Consider the humble timing chip. Servers generate timestamps for files and all transactions. However, most computer timing devices tend to drift over time. That makes it tempting to rely on internet-based clocks. But all data on the public internet, including clock data, is subject to packet manipulation, opening a data center operator to DoS attacks. 

Windows, for example, relies on Kerberos as its default authentication protocol, and Kerberos uses workstation time as part of its authentication ticket generation process. If system timing is off, the authentication/logon process between domain controllers and clients may not succeed, which can impair the proper operation of the network. 

Data center operators can inoculate themselves against this type of DoS attack by making sure they have their own clocks or dedicated clock servers, which should be as reliable and accurate as possible.

The reason to offer the preceding example has less to do with alerting network operators of that specific vulnerability than it does with conveying that cybersecurity is a vastly complex issue, and that security vulnerabilities can be inherent in even the most basic functions of a data communications network.

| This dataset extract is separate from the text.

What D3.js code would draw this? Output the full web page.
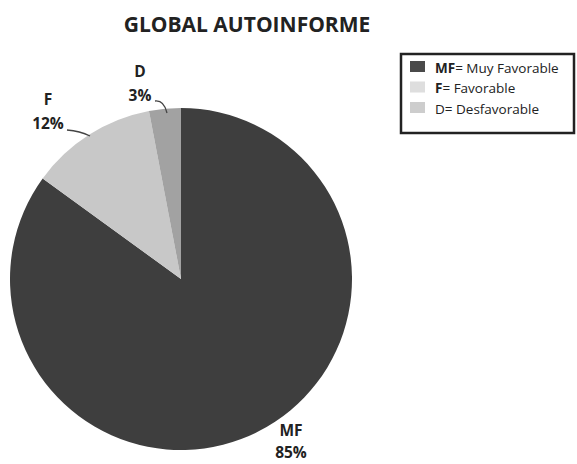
<!DOCTYPE html>
<html><head><meta charset="utf-8">
<script src="https://cdn.jsdelivr.net/npm/d3@7"></script>
<style>body{margin:0;background:#fff}</style>
</head><body>
<svg id="c" width="577" height="464"></svg>
<script>
const categories = ["MF", "F", "D"];
const values = [85, 12, 3];
const legendLabels = [["MF", "= Muy Favorable"], ["F", "= Favorable"], ["D= Desfavorable", ""]];
const colors = ["#3e3e3e", "#c8c8c8", "#a2a2a2"];
const legendColors = ["#4a4a4a", "#dedede", "#cdcdcd"];
const title = "GLOBAL AUTOINFORME";

const svg = d3.select("#c");
const font = "'Open Sans', sans-serif";

svg.append("text").attr("x", 247).attr("y", 32).attr("text-anchor", "middle")
  .attr("font-family", font).attr("font-weight", "bold").attr("font-size", 21)
  .attr("fill", "#222").text(title);

const cx = 181, cy = 279, r = 171;
const pie = d3.pie().sort(null).value(d => d)(values);
const arc = d3.arc().innerRadius(0).outerRadius(r);
const g = svg.append("g").attr("transform", `translate(${cx},${cy})`);
g.selectAll("path").data(pie).join("path").attr("d", arc)
  .attr("fill", (d, i) => colors[i]);

// labels
const labelPos = [[291, 436, 458], [48, 105, 129], [140, 77, 101]];
const lg = svg.append("g").attr("font-family", font).attr("font-weight", "bold")
  .attr("font-size", 15.5).attr("fill", "#222").attr("text-anchor", "middle");
categories.forEach((c, i) => {
  const [x, y1, y2] = labelPos[i];
  lg.append("text").attr("x", x).attr("y", y1).text(c);
  lg.append("text").attr("x", x).attr("y", y2).text(values[i] + "%");
});
// leader lines
const leaders = [
  "M67,130 Q80,131 90,136",
  "M155,101 Q164,100 167,113"
];
leaders.forEach(p => svg.append("path").attr("d", p).attr("fill", "none")
  .attr("stroke", "#444").attr("stroke-width", 1.3));

// legend
svg.append("rect").attr("x", 401).attr("y", 54).attr("width", 173).attr("height", 79)
  .attr("fill", "#fff").attr("stroke", "#222").attr("stroke-width", 2.5);
const legG = svg.append("g").attr("font-family", font).attr("font-size", 13.5).attr("fill", "#222");
categories.forEach((c, i) => {
  const y = 61 + i * 20.5;
  legG.append("rect").attr("x", 410).attr("y", y).attr("width", 15).attr("height", 11)
    .attr("fill", legendColors[i]);
  const t = legG.append("text").attr("x", 435).attr("y", y + 11.5);
  const [a, b] = legendLabels[i];
  if (b) {
    t.append("tspan").attr("font-weight", "bold").text(a);
    t.append("tspan").text(b);
  } else {
    t.text(a);
  }
});
</script>
</body></html>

It is always advisable to consult with partners with established and extensive expertise in cybersecurity technologies, techniques, and best practices. 

Best Practices

NIST and OCP have emerged as two of the most authoritative sources for techniques and technologies to guard against cyberattacks of all kinds. 

NIST offers its Cyber Security Framework (CSF), a set of recommendations that cover everything from servers, smartphones, and Internet of Things devices to the networks that connect them. 

NIST published its original CSF in 2014. The agency has issued several modest revisions and was working on CSF 2.0 at the time of writing.

The OCP was formed with the specific goal of moving away from closed systems. A closed system has the potential to be a particularly secure system because the manufacturer can thoroughly understand and control every aspect of that system, both in terms of how it operates and in terms of what devices can or cannot be attached, and under what circumstances. 

On the other hand, an open computer system allows data center architects to mix and match equipment from different suppliers as suits their needs. Moving to open systems almost always serves to drive costs down. 

OCP members were aware that moving to open systems would likely create security vulnerabilities and made sure that cybersecurity was an intrinsic component of the open compute specs. 

The OCP's open specification for a Data Center-ready Secure Control Module (DC-SCM) with a standardized Datacenter-ready Secure Control Interface (DC-SCI) is only one example of this. Server management, security and control features commonly used to reside on a motherboard; the DC-SCM spec moves all of that into smaller module. A single DC-SCM can cover more platforms. DC-SCMs are also upgradeable, so if more sophisticated security technology becomes available, data center operators do not have to swap out entire modules. 

As noted above, the recommendations from NIST and OCP are now being adopted as requirements in bids for data networking gear and in contracts for data networking services. Companies vying for such business are increasingly demanding that their equipment and semiconductor vendors comply with OCP and NIST specs.